Dr. David Malebranche, MD, MPH, senior director, Global HIV Medical Affairs at Gilead, also served as a panelist at JSU, where the event gathered scores of students in their signature blue and white school colors. Some of Mississippi’s leading HIV advocates shared life-saving information about HIV prevention and harm reduction in a non-traditional way, to inform a demographic that GLAAD says continues to be affected by the HIV epidemic.
“HIV is nearly 100% preventable through knowledge, access, and care, yet the youngest generations remain starkly unaware of the basic facts that can protect them,” Aaron said. ”The HBCU Tour is one way GLAAD is arming those most at risk with the information necessary to safeguard their health.”



Snoop: “The Key is Love”
Snoop faced controversy and accusations of homophobia this summer when admitting he initially did not know how to explain a movie scene involving a same-gender couple to his grandson. Since the backlash, the multihyphenate entertainer now says he is becoming better informed and advocates for highlighting diversity in media through his animated kids show, Doggyland, which features a same-gender couple and a song he raps called “Love is Love.”

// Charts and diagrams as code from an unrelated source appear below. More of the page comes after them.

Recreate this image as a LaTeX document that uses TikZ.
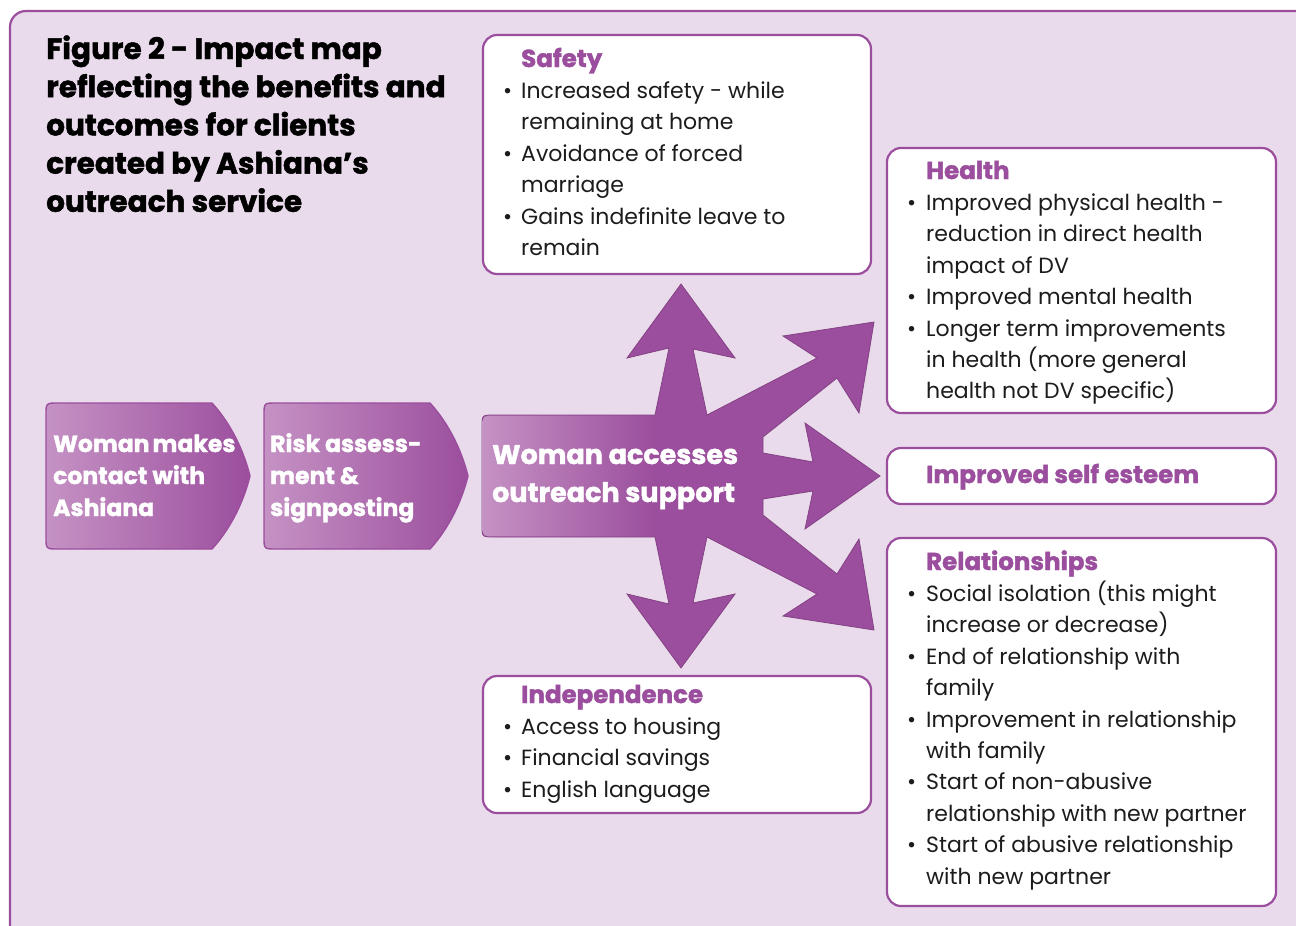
\documentclass[tikz,border=0pt]{standalone}
\usepackage{fontspec}
\setmainfont{Poppins}
\newfontfamily\heavy[BoldFeatures={FakeBold=1.6}]{Poppins}
\definecolor{bgc}{HTML}{E9DBEB}
\definecolor{purp}{HTML}{9B4E9D}
\definecolor{lightp}{HTML}{C592C4}
\definecolor{txt}{HTML}{1C1C1C}
\newcommand\hd[1]{{\fontsize{24.5}{31.4}\selectfont\heavy\bfseries\color{purp}#1}}
\begin{document}
\begin{tikzpicture}[x=1pt,y=-1pt,
  card/.style={draw=purp, line width=2.2, fill=white, rounded corners=14},
  body/.style={anchor=base west, inner sep=0, text=txt, font=\fontsize{22}{31.4}\selectfont},
  ttl/.style={anchor=base west, inner sep=0, text=black, font=\fontsize{29.5}{38.2}\selectfont\heavy\bfseries},
  wht/.style={anchor=base west, inner sep=0, text=white, font=\fontsize{23.5}{32}\selectfont\heavy\bfseries},
  chev/.style={left color=lightp, right color=purp, draw=purp, line width=1.4}
]
\useasboundingbox (0,0) rectangle (1296,926);
\fill[white] (0,0) rectangle (1296,926);
\draw[draw=purp, fill=bgc, line width=2.2, rounded corners=16] (10,11) rectangle (1340,970);

% title
\node[ttl] (title) at (46,59) {\begin{tabular}[t]{@{}l@{}}Figure 2 - Impact map\\ reflecting the benefits and\\ outcomes for clients\\ created by Ashiana’s\\ outreach service\end{tabular}};

% chevrons
\path[chev] (58,403) -- (212,403) .. controls (232,425) and (244,452) .. (250,476) .. controls (244,500) and (232,527) .. (212,549) -- (58,549) .. controls (46,549) .. (46,537) -- (46,415) .. controls (46,403) .. (58,403) -- cycle;
\node[wht] (c1) at (53,452) {\begin{tabular}[t]{@{}l@{}}Woman\hspace{-2pt} makes\\ contact with\\ Ashiana\end{tabular}};
\path[chev] (276,403) -- (430,403) .. controls (450,425) and (462,452) .. (468,476) .. controls (462,500) and (450,527) .. (430,549) -- (276,549) .. controls (264,549) .. (264,537) -- (264,415) .. controls (264,403) .. (276,403) -- cycle;
\node[wht] (c2) at (270,452) {\begin{tabular}[t]{@{}l@{}}Risk assess-\\ ment \&\\ signposting\end{tabular}};

% hub
\path[fill=purp, draw=purp!85!black, line width=0.8] (655,415) -- (669,348) -- (627,358) -- (681,284) -- (735,358) -- (693,349) -- (707,415) -- (817,358) -- (783,336) -- (874,322) -- (859,413) -- (837,378) -- (763,437) -- (763,453) -- (813,462) -- (805,423) -- (880,476) -- (805,529) -- (813,491) -- (763,499) -- (763,515) -- (837,574) -- (859,539) -- (874,630) -- (783,616) -- (817,594) -- (707,537) -- (693,603) -- (735,594) -- (681,668) -- (627,594) -- (669,604) -- (655,537) -- (494,537) .. controls (482,537) .. (482,525) -- (482,427) .. controls (482,415) .. (494,415) -- cycle;
\shade[left color=lightp, right color=purp] (655,415.6) -- (494,415.6) .. controls (482.6,415.6) .. (482.6,427) -- (482.6,525) .. controls (482.6,536.4) .. (494,536.4) -- (655,536.4) -- cycle;
\node[wht, font=\fontsize{27}{38}\selectfont\heavy\bfseries] (hub) at (492,464) {\begin{tabular}[t]{@{}l@{}}Woman accesses\\ outreach support\end{tabular}};

% cards
\path[card] (483,35) rectangle (871,274);
\node[body] (safety) at (503,67) {\begin{tabular}[t]{@{}p{18pt}@{}l@{}}
 & \hd{Safety}\\
\textbullet & Increased safety - while\\
 & remaining at home\\
\textbullet & Avoidance of forced\\
 & marriage\\
\textbullet & Gains indefinite leave to\\
 & remain\end{tabular}};

\path[card] (887,148) rectangle (1276,413);
\node[body] (health) at (907,179) {\begin{tabular}[t]{@{}p{19pt}@{}l@{}}
 & \hd{Health}\\
\textbullet & Improved physical health -\\
 & reduction in direct health\\
 & impact of DV\\
\textbullet & Improved mental health\\
\textbullet & Longer term improvements\\
 & in health (more general\\
 & health not DV specific)\end{tabular}};

\path[card] (887,448) rectangle (1276,504);
\node[body] (esteem) at (926,483) {\hd{Improved self esteem}};

\path[card] (887,538) rectangle (1276,906);
\node[body] (rel) at (907,570) {\begin{tabular}[t]{@{}p{19pt}@{}l@{}}
 & \hd{Relationships}\\
\textbullet & Social isolation (this might\\
 & increase or decrease)\\
\textbullet & End of relationship with\\
 & family\\
\textbullet & Improvement in relationship\\
 & with family\\
\textbullet & Start of non-abusive\\
 & relationship with new partner\\
\textbullet & Start of abusive relationship\\
 & with new partner\end{tabular}};

\path[card] (483,676) rectangle (871,813);
\node[body] (indep) at (503,703) {\begin{tabular}[t]{@{}p{18pt}@{}l@{}}
 & \hd{Independence}\\
\textbullet & Access to housing\\
\textbullet & Financial savings\\
\textbullet & English language\end{tabular}};
\end{tikzpicture}
\end{document}
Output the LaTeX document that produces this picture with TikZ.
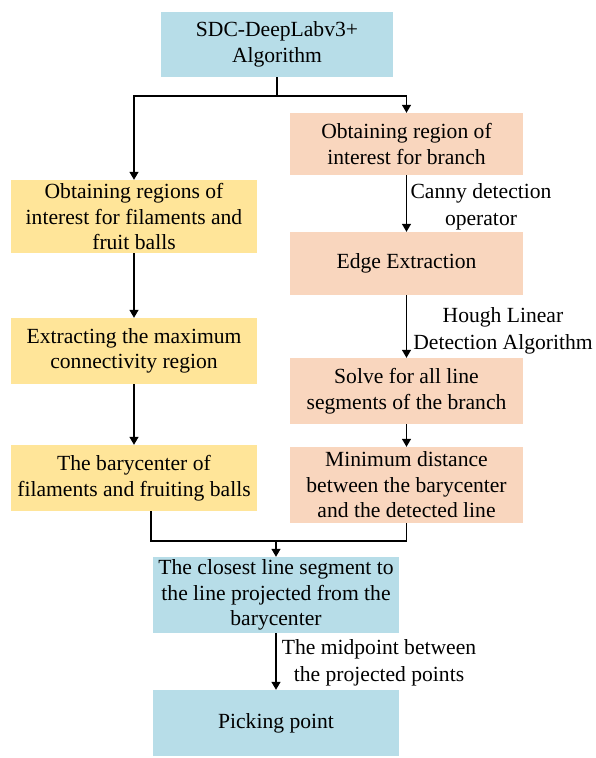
\documentclass[tikz,border=0pt]{standalone}
\usepackage{fontspec}
\setmainfont{Liberation Serif}
\usetikzlibrary{arrows.meta}
\definecolor{boxblue}{RGB}{183,221,232}
\definecolor{boxorange}{RGB}{249,214,190}
\definecolor{boxyellow}{RGB}{255,229,153}
\tikzset{
  box/.style={draw=none, inner sep=0pt, align=center, font=\fontsize{21.6}{25.5}\selectfont},
  bluebox/.style={box, fill=boxblue},
  orangebox/.style={box, fill=boxorange, minimum width=233pt},
  yellowbox/.style={box, fill=boxyellow, minimum width=246pt},
  conn/.style={line width=1.3pt, draw=black},
  arr/.style={conn, -{Triangle[length=8pt,width=9pt]}},
  lbl/.style={inner sep=0pt, align=center, font=\fontsize{21.6}{27}\selectfont}
}
\begin{document}
\begin{tikzpicture}[x=1pt,y=-1pt]
\useasboundingbox (0,0) rectangle (595,758);
% boxes
\node[bluebox, minimum width=232pt, minimum height=65pt] (top) at (277,44.5) {SDC-DeepLabv3+\\Algorithm};
\node[orangebox, minimum height=62pt] (R1) at (406.5,144) {Obtaining region of\\interest for branch};
\node[orangebox, minimum height=63pt] (R2) at (406.5,263.5) {Edge Extraction};
\node[orangebox, minimum height=66pt] (R3) at (406.5,391) {Solve for all line\\segments of the branch};
\node[orangebox, minimum height=76pt] (R4) at (406.5,485) {Minimum distance\\between the barycenter\\and the detected line};
\node[yellowbox, minimum height=73pt] (L1) at (134,216.5) {Obtaining regions of\\interest for filaments and\\fruit balls};
\node[yellowbox, minimum height=66pt] (L2) at (134,351) {Extracting the maximum\\connectivity region};
\node[yellowbox, minimum height=66pt] (L3) at (134,478) {The barycenter of\\filaments and fruiting balls};
\node[bluebox, minimum width=246pt, minimum height=76pt] (B1) at (276,595) {The closest line segment to\\the line projected from the\\barycenter};
\node[bluebox, minimum width=246pt, minimum height=66pt] (B2) at (276,723) {Picking point};
% labels
\node[lbl] (canny) at (481,207) {Canny detection\\operator};
\node[lbl] (hough) at (503,331) {Hough Linear\\Detection Algorithm};
\node[lbl] (mid) at (379,663) {The midpoint between\\the projected points};
% connectors
\coordinate (split) at (277,96);
\coordinate (merge) at (276,541);
\draw[conn] (top.south) -- (split);
\draw[arr] (split) -| (L1.north);
\draw[arr] (split) -| (R1.north);
\draw[arr] (L1) -- (L2);
\draw[arr] (L2) -- (L3);
\draw[arr] (R1) -- (R2);
\draw[arr] (R2) -- (R3);
\draw[arr] (R3) -- (R4);
\draw[conn] ([xshift=17pt]L3.south) |- (merge) -| (R4.south);
\draw[arr] (merge) -- (B1.north);
\draw[arr] (B1) -- (B2);
\end{tikzpicture}
\end{document}
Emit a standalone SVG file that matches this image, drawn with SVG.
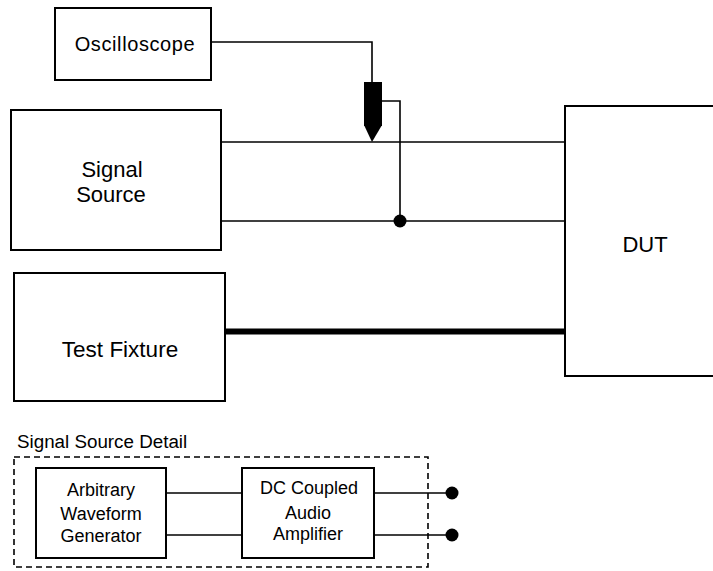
<svg xmlns="http://www.w3.org/2000/svg" width="713" height="571" viewBox="0 0 713 571">
<style>
.box{fill:#fff;stroke:#000;stroke-width:2}
.w{fill:none;stroke:#000;stroke-width:1.6}
.t{font-family:"Liberation Sans",Arial,sans-serif;fill:#000;text-anchor:middle}
.dot{fill:#000}
</style>
<rect width="713" height="571" fill="#fff"/>
<g id="connectors">
<polyline class="w" points="211,42 372,42 372,82"/>
<polyline class="w" points="382,101 400,101 400,221"/>
<line class="w" x1="221" y1="142" x2="565" y2="142"/>
<line class="w" x1="221" y1="221" x2="565" y2="221"/>
<line x1="225" y1="331.5" x2="565" y2="331.5" stroke="#000" stroke-width="6"/>
<circle class="dot" cx="400" cy="221" r="6.5"/>
<line class="w" x1="166" y1="493" x2="242" y2="493"/>
<line class="w" x1="166" y1="535" x2="242" y2="535"/>
<line class="w" x1="374" y1="493" x2="452" y2="493"/>
<line class="w" x1="374" y1="535" x2="452" y2="535"/>
<circle class="dot" cx="452" cy="493" r="6.5"/>
<circle class="dot" cx="452" cy="535" r="6.5"/>
</g>
<g id="probe">
<rect x="364" y="82" width="18" height="44" fill="#000"/>
<polygon points="364,125 382,125 372,142" fill="#000"/>
</g>
<g id="oscilloscope">
<rect class="box" x="55" y="8" width="156" height="72"/>
<text class="t" x="135" y="51" font-size="20" letter-spacing="0.6">Oscilloscope</text>
</g>
<g id="signal-source">
<rect class="box" x="11" y="110" width="210" height="140"/>
<text class="t" x="112" y="177" font-size="22">Signal</text>
<text class="t" x="111" y="202" font-size="22">Source</text>
</g>
<g id="test-fixture">
<rect class="box" x="14" y="273" width="211" height="128"/>
<text class="t" x="120" y="357" font-size="22.5">Test Fixture</text>
</g>
<g id="dut">
<rect class="box" x="565" y="106" width="160" height="270"/>
<text class="t" x="645" y="252" font-size="22">DUT</text>
</g>
<g id="detail">
<text x="17" y="448" font-family="Liberation Sans,Arial,sans-serif" font-size="18.8">Signal Source Detail</text>
<rect x="14" y="457" width="414" height="110" fill="none" stroke="#000" stroke-width="1.6" stroke-dasharray="6,4"/>
</g>
<g id="awg">
<rect class="box" x="36" y="468" width="130" height="90"/>
<text class="t" x="101" y="496" font-size="18">Arbitrary</text>
<text class="t" x="101" y="520" font-size="18">Waveform</text>
<text class="t" x="101" y="542" font-size="18">Generator</text>
</g>
<g id="amplifier">
<rect class="box" x="242" y="468" width="132" height="90"/>
<text class="t" x="309" y="494" font-size="18">DC Coupled</text>
<text class="t" x="308" y="519" font-size="18">Audio</text>
<text class="t" x="308" y="540" font-size="18">Amplifier</text>
</g>
</svg>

At JSU, Snoop told the audience: “‘Doggyland’ is a safe place where I can express things and teach kids, because I’m the biggest kid of them all. And it gives me a platform to give information that allows people to learn and live, and be a vessel of information to learn. The key is love. That’s the key to everything that we do.”
He also shared that he has “always advocated peace and love and diversity,” Snoop said. “I had no understanding to a situation that was brought before me while I was with my grandson. But through time and experience and love, you learn to live and you get information, you find out how to understand things better. I have friends that are same-sex parents that reached out to me and gave me information on what did they say to their kids when things of that nature pops up and how they speak [to their children].”
In addition to joining this week’s HBCU Tour at JSU, Snoop also partnered with GLAAD to support the LGBTQ youth anti-bullying initiative #SpiritDay on Oct. 16.
The HBCU Tour Continues
Snoop’s appearance at JSU was unique to this HBCU, but Aaron says GLAAD aims to have a surprise celebrity guest on each tour stop. Representatives from Gilead will continue to participate in all future tour stops, as will local HIV advocates.
“We are particularly focused on the meaningful involvement of people living with HIV who are uniquely equipped to share their lived experiences and how they’ve navigated the persistent HIV stigma in communities of color that remains a barrier to achieving an HIV-free generation,” Aaron told BE.
Future HBCU Tour stops of GLAAD’s “Generation Z & HIV” include Aaron’s alma mater, Alabama State University, on Feb. 5, 2026, and the Atlanta University Center schools– Clark Atlanta University, Spelman College, and Morris Brown College –hosted by Morehouse College, March 18, 2026.